▶ [Problem requirements]
Print, word for word, every line from the beginning of the listing up to and including the line with "plt.rcParams['font.family'] = ['Noto". Pictures are to be excluded.

※ ※ ※

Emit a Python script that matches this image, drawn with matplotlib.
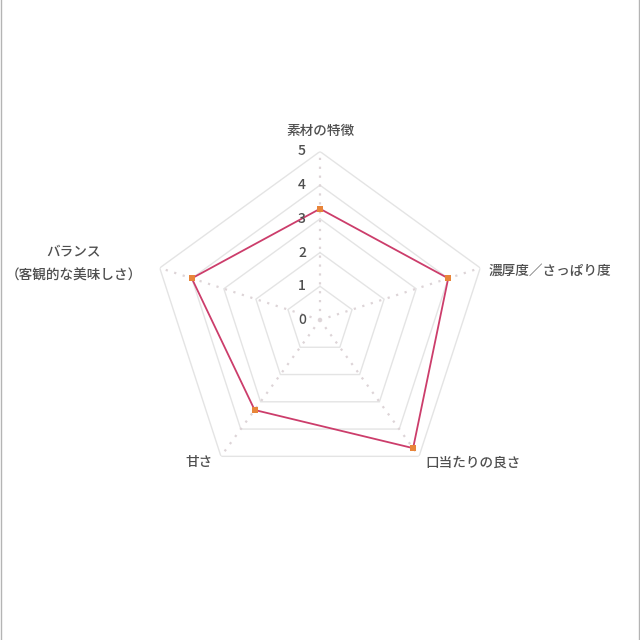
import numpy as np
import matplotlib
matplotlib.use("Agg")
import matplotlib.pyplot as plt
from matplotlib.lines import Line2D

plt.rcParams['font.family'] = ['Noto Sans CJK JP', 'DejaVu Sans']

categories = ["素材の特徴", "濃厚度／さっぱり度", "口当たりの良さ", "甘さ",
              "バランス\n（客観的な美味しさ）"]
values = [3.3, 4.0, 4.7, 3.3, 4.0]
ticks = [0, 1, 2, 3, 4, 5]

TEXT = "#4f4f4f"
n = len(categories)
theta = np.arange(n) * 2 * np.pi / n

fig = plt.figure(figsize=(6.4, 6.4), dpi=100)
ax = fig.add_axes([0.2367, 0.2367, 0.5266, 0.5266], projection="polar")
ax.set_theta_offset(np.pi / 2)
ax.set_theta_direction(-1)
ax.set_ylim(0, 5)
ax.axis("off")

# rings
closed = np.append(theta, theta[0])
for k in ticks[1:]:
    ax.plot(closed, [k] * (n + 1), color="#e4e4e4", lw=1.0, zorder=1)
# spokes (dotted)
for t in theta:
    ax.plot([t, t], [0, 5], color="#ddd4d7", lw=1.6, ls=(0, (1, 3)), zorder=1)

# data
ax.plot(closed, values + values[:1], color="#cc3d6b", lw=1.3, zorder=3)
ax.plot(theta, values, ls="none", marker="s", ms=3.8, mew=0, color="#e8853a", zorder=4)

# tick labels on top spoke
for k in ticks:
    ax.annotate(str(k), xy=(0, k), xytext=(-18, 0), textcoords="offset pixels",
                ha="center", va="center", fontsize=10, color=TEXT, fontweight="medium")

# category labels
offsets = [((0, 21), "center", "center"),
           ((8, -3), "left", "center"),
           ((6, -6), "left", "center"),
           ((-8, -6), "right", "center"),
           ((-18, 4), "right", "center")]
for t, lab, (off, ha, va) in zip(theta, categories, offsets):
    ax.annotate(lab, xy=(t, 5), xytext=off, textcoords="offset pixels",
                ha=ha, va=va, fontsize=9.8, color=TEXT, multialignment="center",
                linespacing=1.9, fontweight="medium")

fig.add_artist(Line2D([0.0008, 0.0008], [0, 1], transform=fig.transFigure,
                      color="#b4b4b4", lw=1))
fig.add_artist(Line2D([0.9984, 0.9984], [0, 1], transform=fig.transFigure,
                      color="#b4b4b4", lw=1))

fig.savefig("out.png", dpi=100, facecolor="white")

※ ※ ※

▶ [Reply to the exercise]
Emit a Python script that matches this image, drawn with matplotlib.
import numpy as np
import matplotlib
matplotlib.use("Agg")
import matplotlib.pyplot as plt
from matplotlib.lines import Line2D

plt.rcParams['font.family'] = ['Noto Sans CJK JP', 'DejaVu Sans']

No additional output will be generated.